* _Source excerpt_
[BEGIN]

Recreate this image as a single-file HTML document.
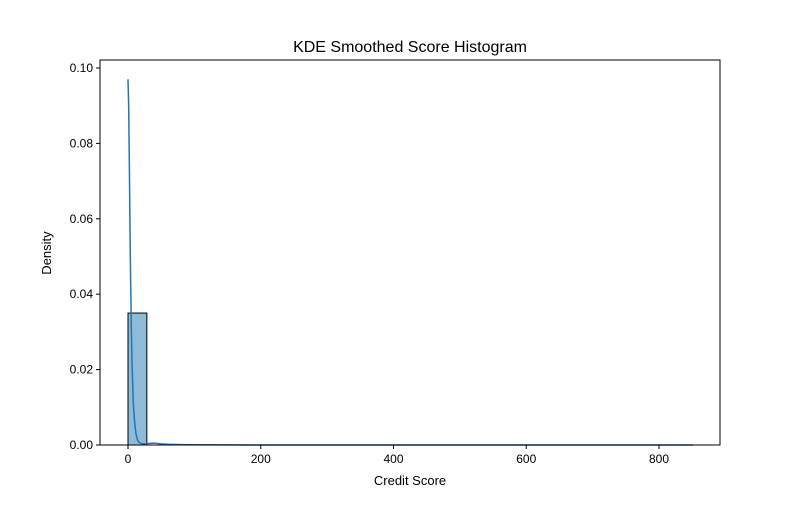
<!DOCTYPE html>
<html><head><meta charset="utf-8"><style>
body{margin:0;background:#fff;font-family:"Liberation Sans","DejaVu Sans",sans-serif}
</style></head><body>
<svg width="800" height="500" xmlns="http://www.w3.org/2000/svg">
<g id="plot"></g>
</svg>
<script>
const binEdges=[0,28.4];
const binDensity=[0.035];
const kdeX=[0,1,2,3,4,5,6,8,10,12,14,16,20,25,30,40,50,60,80,100,200,400,600,800,851];
const kdeY=[0.097,0.09,0.075,0.058,0.043,0.031,0.022,0.011,0.006,0.003,0.0015,0.0008,0.0004,0.0003,0.0004,0.0005,0.0003,0.0002,0.0001,0.00005,0,0,0,0,0];
const xTicks=[0,200,400,600,800];
const yTicks=[0,0.02,0.04,0.06,0.08,0.10];
const yTickLabels=["0.00","0.02","0.04","0.06","0.08","0.10"];
const L=100,R=720,T=60,B=445;
const xs=v=>128+v*(659-128)/800;
const ys=v=>445-v*(445-68)/0.1;
const ns="http://www.w3.org/2000/svg";
const g=document.getElementById('plot');
function mk(t,a,txt){const e=document.createElementNS(ns,t);for(const k in a)e.setAttribute(k,a[k]);if(txt!==undefined)e.textContent=txt;g.appendChild(e);return e;}
for(let i=0;i<binDensity.length;i++){
 const e=mk('rect',{x:xs(binEdges[i]),y:ys(binDensity[i]),width:xs(binEdges[i+1])-xs(binEdges[i]),height:ys(0)-ys(binDensity[i]),fill:'rgba(31,119,180,0.5)',stroke:'#000','stroke-width':1});
 
 
}
const kde=mk('polyline',{points:kdeX.map((x,i)=>xs(x)+','+ys(kdeY[i])).join(' '),fill:'none',stroke:'#1f77b4','stroke-width':1.5});


const fr=mk('rect',{x:L,y:T,width:R-L,height:B-T,fill:'none',stroke:'#000','stroke-width':1});


xTicks.forEach(v=>{
 mk('line',{x1:xs(v),x2:xs(v),y1:B,y2:B+4,stroke:'#000'});
 const t=mk('text',{x:xs(v),y:B+18,'text-anchor':'middle','font-size':12},String(v));
 
 
});
yTicks.forEach((v,i)=>{
 mk('line',{x1:L-4,x2:L,y1:ys(v),y2:ys(v),stroke:'#000'});
 const t=mk('text',{x:L-7,y:ys(v)+4,'text-anchor':'end','font-size':12},yTickLabels[i]);
 
 
});
const xt=mk('text',{x:410,y:485,'text-anchor':'middle','font-size':13},'Credit Score');


const yt=mk('text',{x:51,y:253,'text-anchor':'middle','font-size':13,transform:'rotate(-90 51 253)'},'Density');


const ti=mk('text',{x:410,y:52,'text-anchor':'middle','font-size':16},'KDE Smoothed Score Histogram');


</script>
</body></html>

[END]

* _Task directions_
Print the listing above in full, exactly as written. Omit any pictures.

* _Result for this exercise_
Recreate this image as a single-file HTML document.
<!DOCTYPE html>
<html><head><meta charset="utf-8"><style>
body{margin:0;background:#fff;font-family:"Liberation Sans","DejaVu Sans",sans-serif}
</style></head><body>
<svg width="800" height="500" xmlns="http://www.w3.org/2000/svg">
<g id="plot"></g>
</svg>
<script>
const binEdges=[0,28.4];
const binDensity=[0.035];
const kdeX=[0,1,2,3,4,5,6,8,10,12,14,16,20,25,30,40,50,60,80,100,200,400,600,800,851];
const kdeY=[0.097,0.09,0.075,0.058,0.043,0.031,0.022,0.011,0.006,0.003,0.0015,0.0008,0.0004,0.0003,0.0004,0.0005,0.0003,0.0002,0.0001,0.00005,0,0,0,0,0];
const xTicks=[0,200,400,600,800];
const yTicks=[0,0.02,0.04,0.06,0.08,0.10];
const yTickLabels=["0.00","0.02","0.04","0.06","0.08","0.10"];
const L=100,R=720,T=60,B=445;
const xs=v=>128+v*(659-128)/800;
const ys=v=>445-v*(445-68)/0.1;
const ns="http://www.w3.org/2000/svg";
const g=document.getElementById('plot');
function mk(t,a,txt){const e=document.createElementNS(ns,t);for(const k in a)e.setAttribute(k,a[k]);if(txt!==undefined)e.textContent=txt;g.appendChild(e);return e;}
for(let i=0;i<binDensity.length;i++){
 const e=mk('rect',{x:xs(binEdges[i]),y:ys(binDensity[i]),width:xs(binEdges[i+1])-xs(binEdges[i]),height:ys(0)-ys(binDensity[i]),fill:'rgba(31,119,180,0.5)',stroke:'#000','stroke-width':1});
 
 
}
const kde=mk('polyline',{points:kdeX.map((x,i)=>xs(x)+','+ys(kdeY[i])).join(' '),fill:'none',stroke:'#1f77b4','stroke-width':1.5});


const fr=mk('rect',{x:L,y:T,width:R-L,height:B-T,fill:'none',stroke:'#000','stroke-width':1});


xTicks.forEach(v=>{
 mk('line',{x1:xs(v),x2:xs(v),y1:B,y2:B+4,stroke:'#000'});
 const t=mk('text',{x:xs(v),y:B+18,'text-anchor':'middle','font-size':12},String(v));
 
 
});
yTicks.forEach((v,i)=>{
 mk('line',{x1:L-4,x2:L,y1:ys(v),y2:ys(v),stroke:'#000'});
 const t=mk('text',{x:L-7,y:ys(v)+4,'text-anchor':'end','font-size':12},yTickLabels[i]);
 
 
});
const xt=mk('text',{x:410,y:485,'text-anchor':'middle','font-size':13},'Credit Score');


const yt=mk('text',{x:51,y:253,'text-anchor':'middle','font-size':13,transform:'rotate(-90 51 253)'},'Density');


const ti=mk('text',{x:410,y:52,'text-anchor':'middle','font-size':16},'KDE Smoothed Score Histogram');


</script>
</body></html>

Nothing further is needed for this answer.